Why Germany needs to exit the Euro
The Euro perpetuates out-of-control fiscal policy that's making Europe weaker
The standard line in the EU these days is that countries - more than ever - need to stand together in the face of multiple threats. It’s actually the other way around. The thing many EU countries need above all else is fiscal space. Without that, there’s no cash to support Ukraine or ward off US tariffs and Chinese mercantilism. A German exit from the Euro will free up fiscal space for everyone. It’ll cause debt write-downs on the Euro periphery, bailing in households who’ve been unwilling to pay more taxes for the sake of debt reduction.
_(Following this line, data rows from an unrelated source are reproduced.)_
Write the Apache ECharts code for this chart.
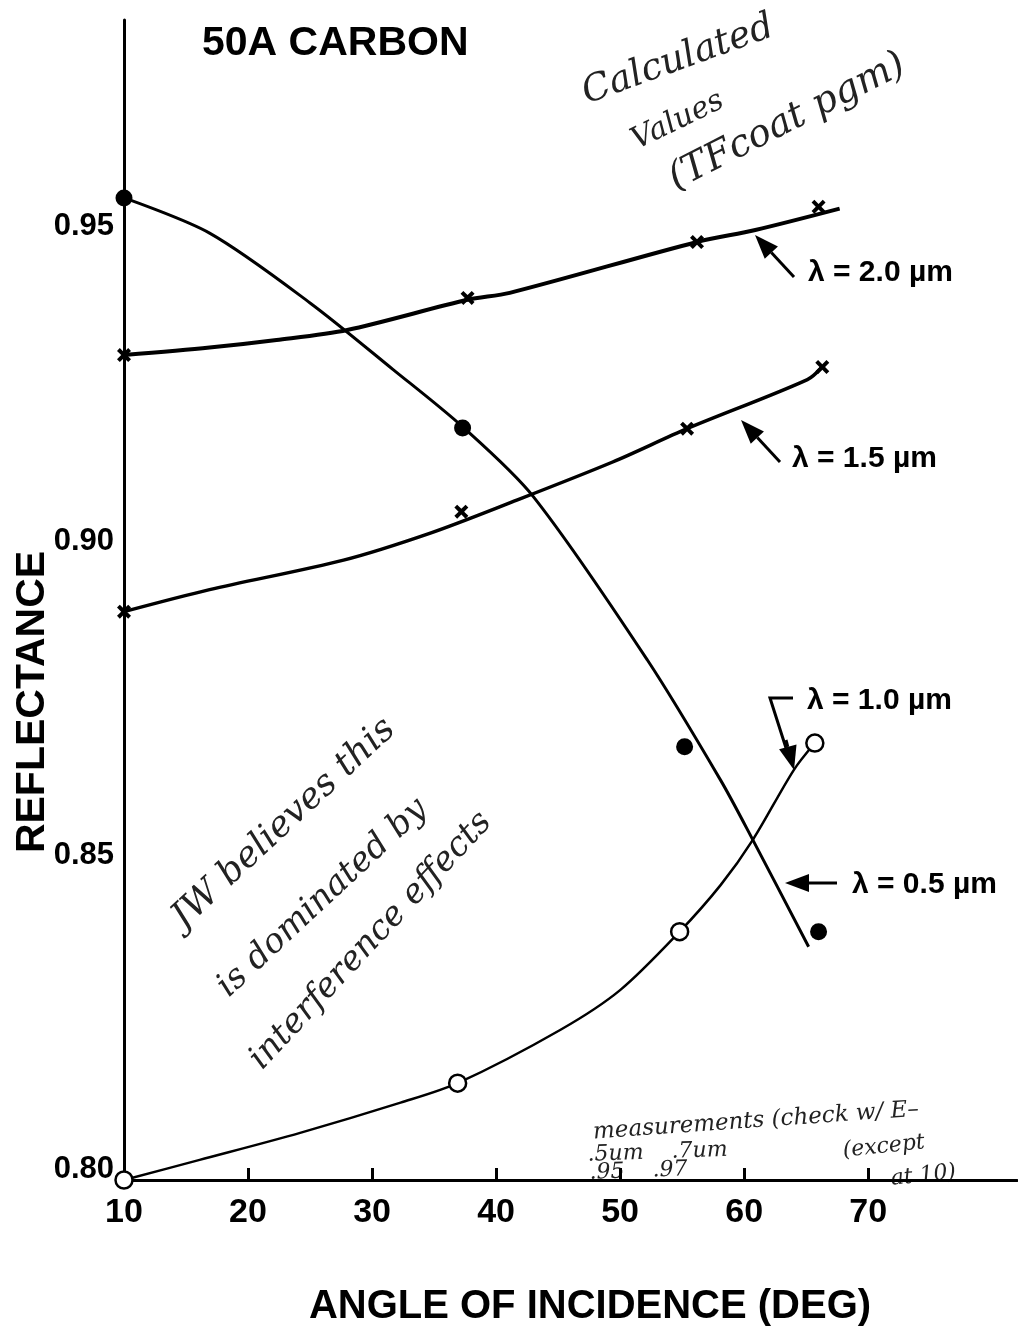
<!DOCTYPE html>
<html>
<head>
<meta charset="utf-8">
<title>50A Carbon reflectance</title>
<script src="https://cdn.jsdelivr.net/npm/echarts@6/dist/echarts.min.js"></script>
<style>
  html, body { margin: 0; padding: 0; background: #fff; }
  #chart { width: 1018px; height: 1338px; }
</style>
</head>
<body>
<div id="chart"></div>
<script>
// measured points (angle in deg, reflectance)
const angle05 = [10, 37.3, 55.2, 66.0];
const refl05 = [0.9546, 0.918, 0.8673, 0.8379];
const angle10 = [10, 36.9, 54.8, 65.7];
const refl10 = [0.7984, 0.8138, 0.8379, 0.8679];
const angle15 = [10, 37.2, 55.4, 66.3];
const refl15 = [0.8888, 0.9047, 0.9179, 0.9277];
const angle20 = [10, 37.7, 56.2, 66.0];
const refl20 = [0.9296, 0.9387, 0.9476, 0.9532];

// hand drawn fit curves
const fit05X = [10, 16.9, 25.0, 31.7, 37.3, 43.0, 52.2, 58.1, 60.7, 65.2];
const fit05Y = [0.9546, 0.949, 0.9379, 0.9273, 0.9182, 0.9071, 0.8811, 0.862, 0.8525, 0.8355];
const fit10X = [10, 16.1, 24.2, 32.3, 36.9, 45.2, 50.0, 54.8, 58.1, 60.7, 64.0, 65.7];
const fit10Y = [0.7984, 0.8016, 0.8059, 0.8107, 0.8138, 0.8223, 0.8286, 0.8379, 0.8453, 0.8525, 0.8636, 0.8679];
const fit15X = [10, 16.9, 27.7, 34.7, 41.1, 49.4, 55.4, 65.1, 66.3];
const fit15Y = [0.8888, 0.8923, 0.897, 0.9013, 0.9061, 0.9126, 0.9179, 0.9257, 0.9277];
const fit20X = [10, 16.9, 22.3, 28.0, 37.7, 41.1, 56.2, 60.9, 67.7];
const fit20Y = [0.9296, 0.9308, 0.932, 0.9336, 0.9384, 0.9395, 0.9476, 0.9495, 0.9529];

const xTicks = [10, 20, 30, 40, 50, 60, 70];
const yTicks = [0.80, 0.85, 0.90, 0.95];

const FONT = "'Liberation Sans', Arial, sans-serif";
const NARROW = "'Liberation Sans Narrow', 'Liberation Sans', Arial, sans-serif";
const HAND = "'DejaVu Serif', serif";

function pairs(xs, ys) {
  return xs.map(function (x, i) { return [x, ys[i]]; });
}

let chart = echarts.init(document.getElementById("chart"));

const crossSymbol = "path://M2,0L5,3L8,0L10,2L7,5L10,8L8,10L5,7L2,10L0,8L3,5L0,2Z";

function fitLine(xs, ys, w) {
  return {
    type: "line",
    data: pairs(xs, ys),
    smooth: 0.3,
    symbol: "none",
    silent: true,
    lineStyle: { color: "#000", width: w },
    z: 2
  };
}

function marks(xs, ys, symbol, size, style) {
  style.opacity = 1;
  return {
    type: "scatter",
    data: pairs(xs, ys),
    symbol: symbol,
    symbolSize: size,
    itemStyle: style,
    z: 5
  };
}

// arrow = line + filled head, tip/tail in pixels
function arrow(tail, tip) {
  let dx = tip[0] - tail[0], dy = tip[1] - tail[1];
  let len = Math.sqrt(dx * dx + dy * dy);
  let ux = dx / len, uy = dy / len;
  let hl = 24, hw = 9;
  let bx = tip[0] - ux * hl, by = tip[1] - uy * hl;
  return [
    {
      type: "line",
      shape: { x1: tail[0], y1: tail[1], x2: bx, y2: by },
      style: { stroke: "#000", lineWidth: 3 }
    },
    {
      type: "polygon",
      shape: {
        points: [tip, [bx - uy * hw, by + ux * hw], [bx + uy * hw, by - ux * hw]]
      },
      style: { fill: "#000" }
    }
  ];
}

function label(text, x, y) {
  return {
    type: "text",
    x: x,
    y: y,
    style: {
      text: text,
      font: "bold 30px " + FONT,
      fill: "#000",
      textAlign: "left",
      textVerticalAlign: "middle"
    }
  };
}

function hand(text, x, y, deg, size) {
  return {
    type: "text",
    x: x,
    y: y,
    rotation: deg * Math.PI / 180,
    style: {
      text: text,
      font: "italic 300 " + size + "px " + HAND,
      fill: "#222",
      textAlign: "left",
      textVerticalAlign: "bottom"
    }
  };
}

let graphics = [
  {
    type: "text",
    x: 202,
    y: 44,
    style: {
      text: "50A CARBON",
      font: "bold 41px " + FONT,
      fill: "#000",
      textAlign: "left",
      textVerticalAlign: "middle"
    }
  },
  {
    type: "text",
    x: 33,
    y: 702,
    rotation: Math.PI / 2,
    style: {
      text: "REFLECTANCE",
      font: "bold 41px " + FONT,
      fill: "#000",
      textAlign: "center",
      textVerticalAlign: "middle"
    }
  },
  {
    type: "text",
    x: 590,
    y: 1307,
    style: {
      text: "ANGLE OF INCIDENCE (DEG)",
      font: "bold 40px " + FONT,
      fill: "#000",
      textAlign: "center",
      textVerticalAlign: "middle"
    }
  },
  label("\u03bb = 2.0 \u00b5m", 808, 273),
  label("\u03bb = 1.5 \u00b5m", 792, 459),
  label("\u03bb = 1.0 \u00b5m", 807, 701),
  label("\u03bb = 0.5 \u00b5m", 852, 885),
  {
    type: "polyline",
    shape: { points: [[793, 698], [770, 698], [786, 748]] },
    style: { stroke: "#000", lineWidth: 3, fill: null }
  },
  hand("Calculated", 590, 112, 20, 37),
  hand("Values", 640, 156, 26, 30),
  hand("(TFcoat pgm)", 680, 198, 27, 38),
  hand("JW believes this", 190, 936, 43, 36),
  hand("is dominated by", 234, 1004, 43, 34),
  hand("interference effects", 268, 1076, 47, 34),
  hand("measurements (check w/ E\u2013", 594, 1144, 4, 23),
  hand(".5um    .7um", 588, 1166, 2, 22),
  hand("(except", 844, 1162, 6, 22),
  hand("at 10)", 892, 1190, 6, 22),
  hand(".95    .97", 590, 1184, 2, 22)
];
graphics = graphics
  .concat(arrow([794, 277], [755, 235]))
  .concat(arrow([780, 462], [741, 420]))
  .concat(arrow([786, 740], [794, 770]))
  .concat(arrow([837, 883], [785, 883]));

let option = {
  backgroundColor: "#fff",
  animation: false,
  grid: { left: 124, right: 1, top: 20, bottom: 158 },
  xAxis: {
    type: "value",
    min: 10,
    max: 82,
    interval: 10,
    axisLine: { onZero: false, lineStyle: { color: "#000", width: 3 } },
    axisTick: {
      show: true,
      inside: true,
      length: 12,
      customValues: xTicks,
      lineStyle: { color: "#000", width: 3 }
    },
    axisLabel: {
      customValues: xTicks,
      margin: 16,
      color: "#000",
      fontFamily: NARROW,
      fontWeight: "bold",
      fontSize: 34
    },
    splitLine: { show: false }
  },
  yAxis: {
    type: "value",
    min: 0.7984,
    max: 0.9829,
    axisLine: { show: true, onZero: false, lineStyle: { color: "#000", width: 3 } },
    axisTick: { show: false },
    axisLabel: {
      customValues: yTicks,
      margin: 10,
      color: "#000",
      fontFamily: FONT,
      fontWeight: "bold",
      fontSize: 31,
      formatter: function (v) { return v.toFixed(2); }
    },
    splitLine: { show: false }
  },
  series: [
    fitLine(fit05X, fit05Y, 3),
    fitLine(fit10X, fit10Y, 2.5),
    fitLine(fit15X, fit15Y, 3.5),
    fitLine(fit20X, fit20Y, 4),
    marks(angle05, refl05, "circle", 17, { color: "#000" }),
    marks(angle10, refl10, "circle", 17, { color: "#fff", borderColor: "#000", borderWidth: 2.5 }),
    marks(angle15, refl15, crossSymbol, 14, { color: "#000" }),
    marks(angle20, refl20, crossSymbol, 14, { color: "#000" })
  ],
  graphic: graphics
};

chart.setOption(option);
window.addEventListener("resize", () => {
  chart.resize();
});
</script>
</body>
</html>
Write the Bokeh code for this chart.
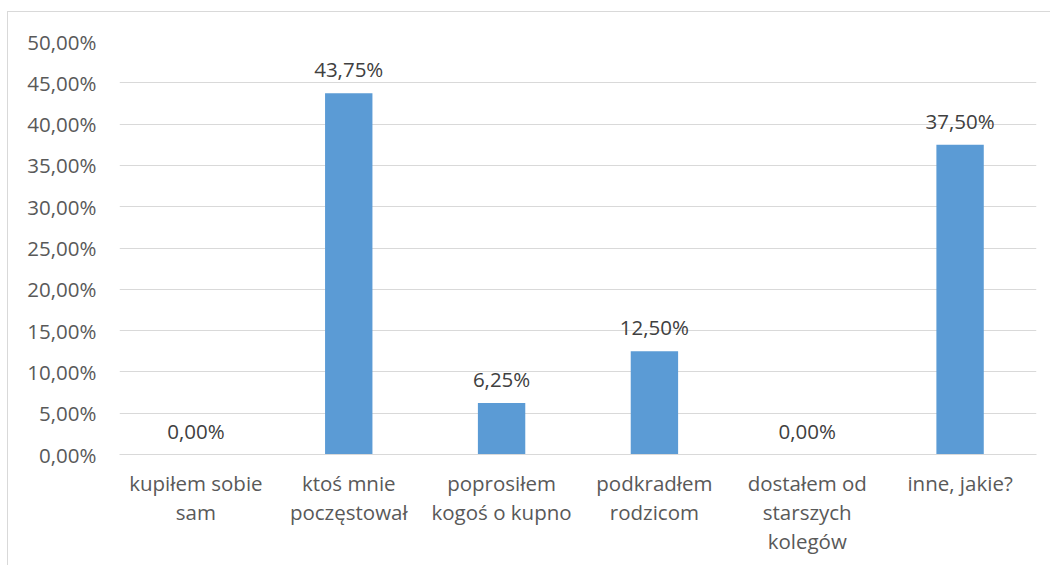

It’ll free up cash in Germany and other fiscally frugal countries and allow them to focus on what’s important, which is the external threat from Russia and getting their own economies going again (as opposed to propping up unsustainable debt burdens on the periphery).
Russia’s invasion of Ukraine has shone a light on the lack of fiscal space. The chart above is from the Kiel Institute, which tracks financial, humanitarian and military aid commitments for Ukraine. The horizontal axis shows nominal 2021 GDP in € billions. The vertical axis shows support commitments for Ukraine - also in € billions - based on data through August 21, 2025. What’s striking is that neither Spain (ES) nor Italy (IT) are able to help Ukraine in ways that are remotely commensurate to the size of their economies. In fact, the three Baltic countries combined give Ukraine as much aid as each of Italy and Spain, even though their combined GDP is a fraction of either Italy or Spain. Russia’s invasion of Ukraine underscores a hard reality. Spain and Italy have run out of fiscal space. They deny this, but actions speak louder than words.
In yesterday’s post, I explained how the Euro has evolved into something that perpetuates this bad equilibrium instead of fixing it. The basic problem is that high-debt countries substantially outnumber low-debt ones, which means policy inexorably bends towards keeping unsustainable debt burdens going, including by co-opting the ECB into things like yield caps on government bonds.
It didn’t have to be this way. As the chart above shows, median net household wealth in Spain (blue line) and Italy (red line) far exceeds Germany (black line). That’s partly because home ownership in Italy and Spain is higher, but that doesn’t change the fact that this wealth can be taxed to bring down debt. When I suggest taxing this wealth, I’m invariably told that this is “unpopular,” but fiscal sustainability isn’t a popularity contest. It’s about having dry powder for when times get tough.
The Euro is really just a system of exchange rate pegs. Reverting to the national currencies of old doesn’t rule out common foreign policy, nor does it rule out joint defense spending. If anything, it makes those things easier, because debt write-downs in Italy and Spain will finally allow those countries to start spending again. The single biggest push-back to reverting to national currencies is that a breakup of the Euro would be turbulent. Actually, it doesn’t have to be. Like in a divorce, it’s in the best interest of all parties to separate peacefully and with a minimum amount of fuss. As part of such a divorce, the Euro periphery will no doubt demand financial support from Germany. That’s a price worth paying for Germany and is preferable to open-ended transfers, which is the status quo.
Periphery countries will never pull the plug on the Euro because they’re net beneficiaries (or at least their asset-rich elite are). So it’s up to Germany to pull the plug. That isn’t anti-European or anti-periphery. It’s just recognition of the fact that the Euro has evolved into something that Germans and other Northern Europeans don’t want. Better to pull the plug on that and emerge stronger, rather than stumble along in an equilibrium that makes everyone weaker.



What is the logic of taxing stock of wealth accumulated via taxed income (saving)? Taxing wealth is expropriation. Already difficult to justify the level and progressiveness of income tax so why are you suggesting such a measure? Why not firing millions of civil servants and privatize most of the services? Why not selling assets? Why not cutting unemployment benefits that are ridiculously generous?
The DM would probably appreciate and sort our what remains of Germany‘s export dependent manufacturing sector.